US experts who study extremism are warning of a concerning shift in the QAnon movement, where conspiracy theories are beginning to fuse anti-Chinese and anti-Jewish tropes with worries regarding vaccines and a global plot to take over the world, The Los Angeles Times reported on Wednesday.
This QAnon “rebranding” shifts the movement away from the conspiracy theories that involved the 2020 election and their efforts to keep Trump in office. This shift to an increased suspicion of Asians and Jews, however, could lead to more violence, the Times noted, citing researchers, the Times wrote.
Experts said the QAnon movement is grasping onto other conspiracy movements in an effort to remain relevant.
Joel Finkelstein, the director of Rutgers University’s Network Contagion Research Institute, told the newspaper that QAnon is moving toward what is broadly collected under the idea of a “new world order.”
“A large portion of the racially charged conspiracy rhetoric at the beginning of the virus shutdowns had an anti-Asian sentiment and focused on the virus originating in China,” Finkelstein explained, according to the Times.
Since the election, however, the anti-Asian dialogue has moved to concerns about worldwide dominance, specifically a communist overthrow of governments perpetrated by wealthy Jews, Finkelstein said.
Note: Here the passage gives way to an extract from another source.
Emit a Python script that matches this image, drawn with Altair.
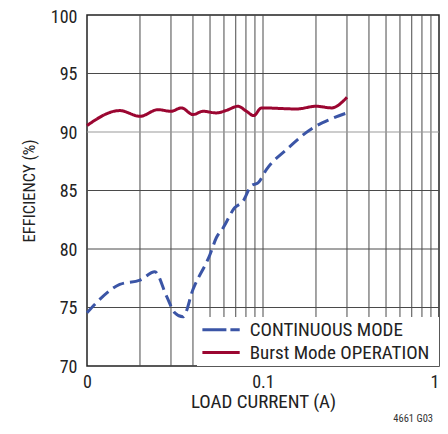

In this scenario, the Times noted, President Biden is seen as a “pawn of these elites.”
“The latest round seems to be motivated by the political dominance stuff,” Finkelstein said, according to the Times. “There is a huge component of this that China is taking over.”
“They are unifying under a giant umbrella of a common enemy. Sometimes it’s the Jews. Occasionally it’s the Asians, usually it’s the government,” Finkelstein said, according to the Times. “What is happening is they are fishing for different issues to cause violence with.”
Extremist experts said that this transition of QAnon’s focus, while expected, will have a lasting impact on American politics, the Times wrote. They said that based on the current nature of the movement, lies, racism and propaganda will continue to have “staying power” in American politics.